Parent & Staff Concerns
With the YMCA’s planning already underway and time being of the essence, the Lextant research team embarked on a focused, accelerated research sprint completed in just 10 days to help understand parent and staff concerns and identify ideal potential solutions to alleviate them. The foundation of the research was based on Lextant’s sensory cue model for delivering clean and safe experiences.
“Our research lets us understand what people need to feel in order to feel comfortable returning to a childcare environment. The key emotional drivers for both parents and staff members are being confident, relaxed, healthy, in control, stress free and safe,” said Sarah Bodde, Director of Human-Centered Design for Lextant. “We focused our co-creation sessions on how the YMCA could design protocols, processes and communication to create these experiences in the childcare setting.”
Delivering Clean & Safe Experiences
Lextant created a model depicting the ideal journey and experience of returning to childcare for parents and staff detailing the desired emotions they want to experience at each stage including preparing to go to the facility, arriving, time spent during the day and pick-up departure.
These insights focused the YMCA on direct solutions that would have the most impact on parents and staff members and give them confidence in returning, including:
- Communication – The YMCA designed its “Our Promise To Families” campaign to share its processes and protocols and how they will be enforced with parents and staff clear easy to understand way;
- Visual Cues – The centers are using several visual cues that help support these protocols and reinforce for parents and staff members that the facilities are clean and safe including directional arrows, social distancing indicators on the floor, visible sanitizing practices and modeling PPE usage.
- Protocols – The YMCA has set clear protocols to protect the safety of the children in its care and ensured that its staff members have everything they need to be able to enforce them.
- Teamwork & Togetherness – Continued information flow between YMCA leaders, staff members and families to keep everyone informed and prepared.
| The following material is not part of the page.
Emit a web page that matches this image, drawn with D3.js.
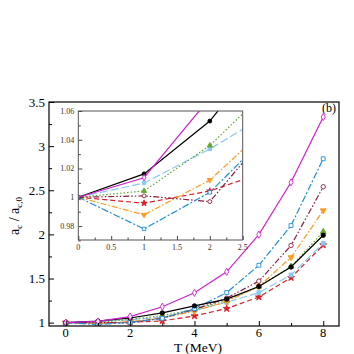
<!DOCTYPE html>
<html>
<head>
<meta charset="utf-8">
<script src="https://cdn.jsdelivr.net/npm/d3@7"></script>
<style>
  body { margin: 0; background: #fff; }
  text { font-family: "Liberation Serif", "DejaVu Serif", serif; }
</style>
</head>
<body>
<svg id="chart" width="354" height="354"></svg>
<script>
const temps = [0, 1, 2, 3, 4, 5, 6, 7, 8];

const magenta   = [1, 1.0136, 1.069, 1.18, 1.338, 1.576, 1.997, 2.59, 3.33];
const blue      = [1, 0.978, 1.0034, 1.049, 1.16, 1.34, 1.65, 2.10, 2.857];
const maroon    = [1, 1.001, 0.997, 1.051, 1.15, 1.277, 1.47, 1.875, 2.54];
const orange    = [1, 0.9878, 1.012, 1.054, 1.13, 1.24, 1.41, 1.74, 2.27];
const green     = [1, 1.0044, 1.036, 1.08, 1.15, 1.25, 1.41, 1.636, 2.03];
const black     = [1, 1.0163, 1.053, 1.11, 1.19, 1.266, 1.41, 1.63, 1.99];
const lightblue = [1, 1.0099, 1.0336, 1.061, 1.14, 1.23, 1.34, 1.54, 1.90];
const red       = [1, 0.9959, 1.0044, 1.02, 1.076, 1.16, 1.29, 1.51, 1.88];

const mainXTicks = [0, 2, 4, 6, 8];
const mainYTicks = [1, 1.5, 2, 2.5, 3, 3.5];
const insetXTicks = [0, 0.5, 1, 1.5, 2, 2.5];
const insetYTicks = [0.98, 1, 1.02, 1.04, 1.06];

const series = [
  {v: red,       color: "#d81e28", dash: "5,3",             sym: d3.symbolStar,     fill: true},
  {v: lightblue, color: "#88c8f4", dash: "8,3",             sym: d3.symbolSquare,   fill: true},
  {v: green,     color: "#62a82c", dash: "1.5,2",           sym: d3.symbolTriangle, fill: true},
  {v: orange,    color: "#ff9a1e", dash: "6,2,1.5,2",       sym: d3.symbolTriangle, fill: true, down: true},
  {v: maroon,    color: "#8c1c3c", dash: "6,2,1.5,2,1.5,2", sym: d3.symbolCircle,   fill: false},
  {v: blue,      color: "#2090d8", dash: "7,2,2,2",         sym: d3.symbolSquare,   fill: false},
  {v: black,     color: "#000000", dash: null,              sym: d3.symbolCircle,   fill: true},
  {v: magenta,   color: "#d020d0", dash: null,              sym: d3.symbolDiamond,  fill: false}
];

const svg = d3.select("#chart");
const L = 49, R = 339, T = 102, B = 326;

const x = d3.scaleLinear().domain([-0.52, 8.49]).range([L, R]);
const y = d3.scaleLinear().domain([0.962, 3.5]).range([B, T]);

function drawSeries(g, xs, ys, size) {
  series.forEach(s => {
    const pts = temps.map((t, i) => [t, s.v[i]]);
    g.append("path")
      .datum(pts)
      .attr("fill", "none")
      .attr("stroke", s.color)
      .attr("stroke-width", 1.2)
      .attr("stroke-dasharray", s.dash)
      .attr("d", d3.line().x(d => xs(d[0])).y(d => ys(d[1])));
    g.selectAll(null)
      .data(pts)
      .join("path")
      .attr("transform", d => `translate(${xs(d[0])},${ys(d[1])})` + (s.down ? " rotate(180)" : ""))
      .attr("d", d3.symbol(s.sym, size))
      .attr("fill", s.fill ? s.color : "#fff")
      .attr("stroke", s.color)
      .attr("stroke-width", 0.9);
  });
}

// main plot
svg.append("clipPath").attr("id", "mainclip")
  .append("rect").attr("x", L).attr("y", T).attr("width", R - L).attr("height", B - T);
const mg = svg.append("g").attr("clip-path", "url(#mainclip)");
drawSeries(mg, x, y, 15);

// main axes (ticks inward)
const yAx = svg.append("g").attr("transform", `translate(${L},0)`)
  .call(d3.axisRight(y).tickValues(d3.range(1, 3.51, 0.25)).tickSize(4).tickFormat(""));
yAx.select(".domain").remove();
yAx.selectAll(".tick line").attr("x2", d => (Math.abs(d * 2 - Math.round(d * 2)) < 1e-6) ? 5 : 3);
mainYTicks.forEach(v => {
  svg.append("text").attr("x", L - 4).attr("y", y(v)).attr("dy", "0.35em")
    .attr("text-anchor", "end").attr("font-size", 13).text(v);
});

const xAx = svg.append("g").attr("transform", `translate(0,${B})`)
  .call(d3.axisTop(x).tickValues(d3.range(0, 9, 1)).tickSize(4).tickFormat(""));
xAx.select(".domain").remove();
xAx.selectAll(".tick line").attr("y2", d => d % 2 === 0 ? -5 : -3);
mainXTicks.forEach(v => {
  svg.append("text").attr("x", x(v)).attr("y", B + 11).attr("text-anchor", "middle")
    .attr("font-size", 12.5).text(v);
});

svg.append("rect").attr("x", L).attr("y", T).attr("width", R - L).attr("height", B - T)
  .attr("fill", "none").attr("stroke", "#000").attr("stroke-width", 1.2);

svg.append("text").attr("x", (L + R) / 2 + 4).attr("y", 352).attr("text-anchor", "middle")
  .attr("font-size", 13.5).text("T (MeV)");

const yl = svg.append("text").attr("transform", `translate(19,216) rotate(-90)`)
  .attr("text-anchor", "middle").attr("font-size", 14);
yl.append("tspan").text("a");
yl.append("tspan").attr("font-size", 9).attr("dy", 3).text("c");
yl.append("tspan").attr("dy", -3).text(" / a");
yl.append("tspan").attr("font-size", 9).attr("dy", 3).text("c,0");

svg.append("text").attr("x", 336).attr("y", 112).attr("text-anchor", "end")
  .attr("font-size", 12).text("(b)");

// inset
const iL = 78.3, iR = 242.7, iT = 111, iB = 240;
const ix = d3.scaleLinear().domain([0, 2.5]).range([iL, iR]);
const iy = d3.scaleLinear().domain([0.9703, 1.06]).range([iB, iT]);

svg.append("rect").attr("x", iL).attr("y", iT).attr("width", iR - iL).attr("height", iB - iT)
  .attr("fill", "#fff");
svg.append("clipPath").attr("id", "insetclip")
  .append("rect").attr("x", iL).attr("y", iT).attr("width", iR - iL).attr("height", iB - iT);
const ig = svg.append("g").attr("clip-path", "url(#insetclip)");
drawSeries(ig, ix, iy, 12);

const iyAx = svg.append("g").attr("transform", `translate(${iL},0)`)
  .call(d3.axisRight(iy).tickValues(d3.range(0.97, 1.0601, 0.01)).tickSize(3).tickFormat(""));
iyAx.select(".domain").remove();
iyAx.selectAll(".tick line").attr("stroke", "#444")
  .attr("x2", d => (Math.round(d * 100) % 2 === 0) ? 4 : 2.5);
insetYTicks.forEach(v => {
  svg.append("text").attr("x", iL - 4).attr("y", iy(v)).attr("dy", "0.35em")
    .attr("text-anchor", "end").attr("font-size", 8).attr("fill", "#333").text(v);
});

const ixAx = svg.append("g").attr("transform", `translate(0,${iB})`)
  .call(d3.axisTop(ix).tickValues(d3.range(0, 2.51, 0.25)).tickSize(3).tickFormat(""));
ixAx.select(".domain").remove();
ixAx.selectAll(".tick line").attr("stroke", "#444")
  .attr("y2", d => (Math.round(d * 100) % 50 === 0) ? -4 : -2.5);
insetXTicks.forEach(v => {
  svg.append("text").attr("x", ix(v)).attr("y", iB + 10).attr("text-anchor", "middle")
    .attr("font-size", 8).attr("fill", "#333").text(v);
});

svg.append("rect").attr("x", iL).attr("y", iT).attr("width", iR - iL).attr("height", iB - iT)
  .attr("fill", "none").attr("stroke", "#555").attr("stroke-width", 1);
</script>
</body>
</html>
A survey was sent after the first week of opening asking parents for feedback on how the YMCA was doing in terms of Communication, Safety, Protocol Enforcement and Overall Satisfaction and received overwhelmingly positive feedback.
“We want our parents and staff members to know that ‘We’ve got this’. While we were already developing strong plans for pick-up and drop-off protocols, PPE availability and other logistics, the Lextant work really helped us focus on what would matter most and how to bring those things to life,” continued Ciminillo. “It hit home the importance of communication – early and often – leveraging visuals to reinforce our protocols, and keeping both parents and staff members engaged with us to modify our solutions as the situation evolves.”
In addition to its high quality childcare services, the YMCA recently restarted its summer camp programs and is making its plans to reinstate before and after school programs in the fall.